**Provided data:**

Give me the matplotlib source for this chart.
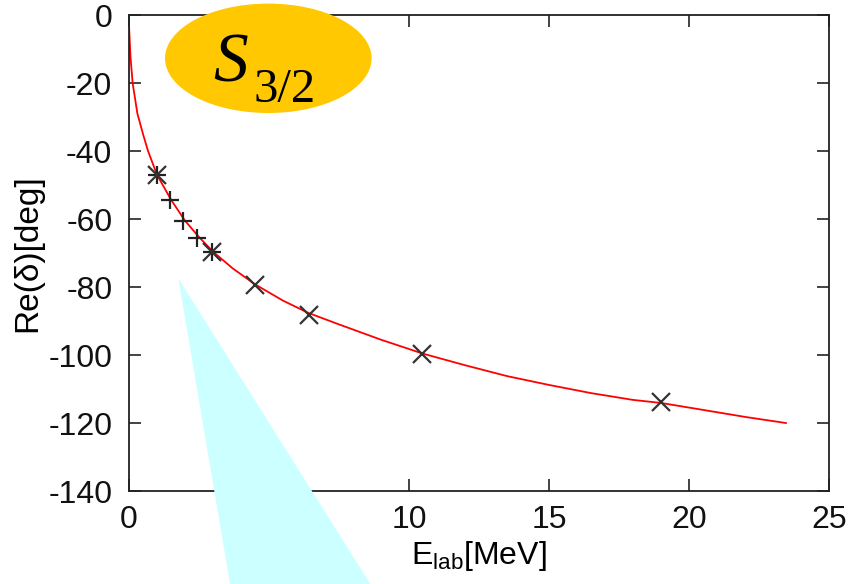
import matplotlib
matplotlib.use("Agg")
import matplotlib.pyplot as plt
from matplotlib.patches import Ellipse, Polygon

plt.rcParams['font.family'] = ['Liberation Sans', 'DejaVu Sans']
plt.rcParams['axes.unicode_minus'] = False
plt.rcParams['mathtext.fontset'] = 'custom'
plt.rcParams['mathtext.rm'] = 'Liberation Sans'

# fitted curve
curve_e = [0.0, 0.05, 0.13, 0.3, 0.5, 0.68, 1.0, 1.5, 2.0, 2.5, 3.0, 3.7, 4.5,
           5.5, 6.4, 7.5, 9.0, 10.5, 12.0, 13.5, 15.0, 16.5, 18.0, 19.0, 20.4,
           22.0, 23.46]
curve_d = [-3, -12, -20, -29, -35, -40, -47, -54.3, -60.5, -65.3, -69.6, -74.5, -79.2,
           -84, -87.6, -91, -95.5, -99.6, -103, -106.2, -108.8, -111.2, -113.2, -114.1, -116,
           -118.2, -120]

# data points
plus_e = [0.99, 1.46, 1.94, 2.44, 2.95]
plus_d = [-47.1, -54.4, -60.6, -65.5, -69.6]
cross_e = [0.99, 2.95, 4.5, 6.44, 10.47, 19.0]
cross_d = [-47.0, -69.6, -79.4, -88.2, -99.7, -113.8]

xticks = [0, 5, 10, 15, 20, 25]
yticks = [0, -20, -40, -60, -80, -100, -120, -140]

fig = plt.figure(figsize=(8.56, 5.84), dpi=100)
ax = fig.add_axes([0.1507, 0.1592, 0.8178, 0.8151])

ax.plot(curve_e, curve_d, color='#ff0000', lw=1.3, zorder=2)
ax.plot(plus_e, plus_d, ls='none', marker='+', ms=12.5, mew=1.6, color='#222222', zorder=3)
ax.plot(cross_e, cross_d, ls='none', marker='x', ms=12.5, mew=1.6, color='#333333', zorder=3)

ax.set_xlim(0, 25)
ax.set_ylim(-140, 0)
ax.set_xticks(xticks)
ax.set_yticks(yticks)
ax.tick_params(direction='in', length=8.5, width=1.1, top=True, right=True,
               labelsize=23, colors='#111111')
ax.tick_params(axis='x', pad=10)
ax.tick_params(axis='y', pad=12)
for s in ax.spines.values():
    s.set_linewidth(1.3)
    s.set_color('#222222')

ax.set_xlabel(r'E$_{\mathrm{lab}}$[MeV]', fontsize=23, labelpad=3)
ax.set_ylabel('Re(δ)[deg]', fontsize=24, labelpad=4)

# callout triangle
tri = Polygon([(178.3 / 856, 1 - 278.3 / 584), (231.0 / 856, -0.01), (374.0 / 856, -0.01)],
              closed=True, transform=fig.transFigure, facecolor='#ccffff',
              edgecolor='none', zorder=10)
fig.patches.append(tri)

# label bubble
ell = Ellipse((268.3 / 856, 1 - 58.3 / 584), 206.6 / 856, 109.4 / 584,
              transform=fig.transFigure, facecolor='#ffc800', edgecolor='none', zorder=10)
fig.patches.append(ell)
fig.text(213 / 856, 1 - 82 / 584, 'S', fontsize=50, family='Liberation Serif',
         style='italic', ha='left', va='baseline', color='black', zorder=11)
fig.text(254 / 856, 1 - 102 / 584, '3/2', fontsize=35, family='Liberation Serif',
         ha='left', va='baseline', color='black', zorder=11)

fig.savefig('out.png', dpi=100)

**What to work on:** Write out the full listing verbatim, excluding its pictures.

**Result:**
Give me the matplotlib source for this chart.
import matplotlib
matplotlib.use("Agg")
import matplotlib.pyplot as plt
from matplotlib.patches import Ellipse, Polygon

plt.rcParams['font.family'] = ['Liberation Sans', 'DejaVu Sans']
plt.rcParams['axes.unicode_minus'] = False
plt.rcParams['mathtext.fontset'] = 'custom'
plt.rcParams['mathtext.rm'] = 'Liberation Sans'

# fitted curve
curve_e = [0.0, 0.05, 0.13, 0.3, 0.5, 0.68, 1.0, 1.5, 2.0, 2.5, 3.0, 3.7, 4.5,
           5.5, 6.4, 7.5, 9.0, 10.5, 12.0, 13.5, 15.0, 16.5, 18.0, 19.0, 20.4,
           22.0, 23.46]
curve_d = [-3, -12, -20, -29, -35, -40, -47, -54.3, -60.5, -65.3, -69.6, -74.5, -79.2,
           -84, -87.6, -91, -95.5, -99.6, -103, -106.2, -108.8, -111.2, -113.2, -114.1, -116,
           -118.2, -120]

# data points
plus_e = [0.99, 1.46, 1.94, 2.44, 2.95]
plus_d = [-47.1, -54.4, -60.6, -65.5, -69.6]
cross_e = [0.99, 2.95, 4.5, 6.44, 10.47, 19.0]
cross_d = [-47.0, -69.6, -79.4, -88.2, -99.7, -113.8]

xticks = [0, 5, 10, 15, 20, 25]
yticks = [0, -20, -40, -60, -80, -100, -120, -140]

fig = plt.figure(figsize=(8.56, 5.84), dpi=100)
ax = fig.add_axes([0.1507, 0.1592, 0.8178, 0.8151])

ax.plot(curve_e, curve_d, color='#ff0000', lw=1.3, zorder=2)
ax.plot(plus_e, plus_d, ls='none', marker='+', ms=12.5, mew=1.6, color='#222222', zorder=3)
ax.plot(cross_e, cross_d, ls='none', marker='x', ms=12.5, mew=1.6, color='#333333', zorder=3)

ax.set_xlim(0, 25)
ax.set_ylim(-140, 0)
ax.set_xticks(xticks)
ax.set_yticks(yticks)
ax.tick_params(direction='in', length=8.5, width=1.1, top=True, right=True,
               labelsize=23, colors='#111111')
ax.tick_params(axis='x', pad=10)
ax.tick_params(axis='y', pad=12)
for s in ax.spines.values():
    s.set_linewidth(1.3)
    s.set_color('#222222')

ax.set_xlabel(r'E$_{\mathrm{lab}}$[MeV]', fontsize=23, labelpad=3)
ax.set_ylabel('Re(δ)[deg]', fontsize=24, labelpad=4)

# callout triangle
tri = Polygon([(178.3 / 856, 1 - 278.3 / 584), (231.0 / 856, -0.01), (374.0 / 856, -0.01)],
              closed=True, transform=fig.transFigure, facecolor='#ccffff',
              edgecolor='none', zorder=10)
fig.patches.append(tri)

# label bubble
ell = Ellipse((268.3 / 856, 1 - 58.3 / 584), 206.6 / 856, 109.4 / 584,
              transform=fig.transFigure, facecolor='#ffc800', edgecolor='none', zorder=10)
fig.patches.append(ell)
fig.text(213 / 856, 1 - 82 / 584, 'S', fontsize=50, family='Liberation Serif',
         style='italic', ha='left', va='baseline', color='black', zorder=11)
fig.text(254 / 856, 1 - 102 / 584, '3/2', fontsize=35, family='Liberation Serif',
         ha='left', va='baseline', color='black', zorder=11)

fig.savefig('out.png', dpi=100)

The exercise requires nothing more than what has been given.